Last week in this space I wrote about Ibrahim Rugova, the head of the Albanian Democratic League of Kosovo and the President of the shadow government the “Republic of Kosovo.” As a believer in nonviolence, Rugova worked for the past ten years to assert the rights of ethic Albanians without resorting to force.
Over the past year this nonviolent approach to resolving differences lost credibility with many ethnic Albanians. The Serb police would arrest or beat an Albanian. The young men in the Kosovo Liberation Army would ambush and kill a Serb policy officer. In retaliation, the Serbs would attack a village that they suspected of helping the Kosovo Liberation Army (KLA).
By February 1999, Clinton officials described Rugova as “fairly ineffective.” A newspaper article said of the KLA “. . . to a man, they dismiss the pacifist path of the writer Ibrahim Rugova, the titular ethnic Albanian leader since 1989, and suggest that his days are over. ‘Like any parent,’ an officer said, ‘he thinks the children will always stay little. But there is a day for them to take their places. He must make way for us, the next generation.’”
What has happened to this next generation? According to a Post article, after a week of NATO bombing, “The ethnic Albanian rebel group . . . is facing imminent military defeat.”

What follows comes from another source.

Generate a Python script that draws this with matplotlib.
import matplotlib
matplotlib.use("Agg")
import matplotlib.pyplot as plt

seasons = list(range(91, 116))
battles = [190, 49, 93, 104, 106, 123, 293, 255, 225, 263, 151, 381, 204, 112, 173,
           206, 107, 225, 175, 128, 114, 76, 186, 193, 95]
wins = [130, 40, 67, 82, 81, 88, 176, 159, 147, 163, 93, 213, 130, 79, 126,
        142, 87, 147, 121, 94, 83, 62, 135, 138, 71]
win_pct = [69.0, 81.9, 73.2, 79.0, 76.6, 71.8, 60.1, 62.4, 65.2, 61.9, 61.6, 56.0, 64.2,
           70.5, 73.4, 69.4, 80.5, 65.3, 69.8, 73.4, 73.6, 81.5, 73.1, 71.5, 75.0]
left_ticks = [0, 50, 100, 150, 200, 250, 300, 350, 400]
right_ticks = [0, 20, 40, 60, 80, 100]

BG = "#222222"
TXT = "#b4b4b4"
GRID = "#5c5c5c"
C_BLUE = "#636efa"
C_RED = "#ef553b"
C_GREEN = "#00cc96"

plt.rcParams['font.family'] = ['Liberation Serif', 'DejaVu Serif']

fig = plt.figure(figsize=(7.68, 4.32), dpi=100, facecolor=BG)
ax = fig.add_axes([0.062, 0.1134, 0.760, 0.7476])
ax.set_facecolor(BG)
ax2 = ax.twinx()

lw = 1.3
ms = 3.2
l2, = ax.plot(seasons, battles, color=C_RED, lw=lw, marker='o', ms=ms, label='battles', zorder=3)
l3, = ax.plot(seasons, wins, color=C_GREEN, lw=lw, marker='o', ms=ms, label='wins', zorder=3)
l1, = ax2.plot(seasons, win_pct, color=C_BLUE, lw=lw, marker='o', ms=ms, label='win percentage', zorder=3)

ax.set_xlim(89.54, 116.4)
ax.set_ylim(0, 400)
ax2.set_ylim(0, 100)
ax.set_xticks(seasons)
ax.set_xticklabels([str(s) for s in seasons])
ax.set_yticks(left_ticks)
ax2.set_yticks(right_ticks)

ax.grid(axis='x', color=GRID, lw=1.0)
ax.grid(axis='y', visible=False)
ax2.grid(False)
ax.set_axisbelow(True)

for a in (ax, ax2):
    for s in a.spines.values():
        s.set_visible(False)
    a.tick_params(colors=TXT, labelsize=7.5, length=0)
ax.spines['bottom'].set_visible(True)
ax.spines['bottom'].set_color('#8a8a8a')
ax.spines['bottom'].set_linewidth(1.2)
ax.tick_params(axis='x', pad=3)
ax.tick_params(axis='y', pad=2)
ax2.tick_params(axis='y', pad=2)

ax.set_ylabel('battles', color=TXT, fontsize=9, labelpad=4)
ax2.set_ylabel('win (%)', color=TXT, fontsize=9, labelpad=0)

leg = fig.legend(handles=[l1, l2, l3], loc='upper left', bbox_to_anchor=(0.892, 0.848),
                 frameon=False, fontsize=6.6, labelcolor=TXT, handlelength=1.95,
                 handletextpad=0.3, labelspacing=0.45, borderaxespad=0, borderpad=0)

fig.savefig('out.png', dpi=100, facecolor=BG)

What has happened to Ibrahim Rugova? April 1, Serb television showed Rugova meeting with Yugoslav president, Slobodan Milosevic. The two men, looked relaxed and a reporter said they were signing a document calling for a peaceful end to the Kosovo crisis. However, other than the television images, which carried the date of April 1, there is no confirmation that the men met that day.
Whatever the fate of Rugova, I hope the dream of Serbs and Albanians living peacefully together will survive this war.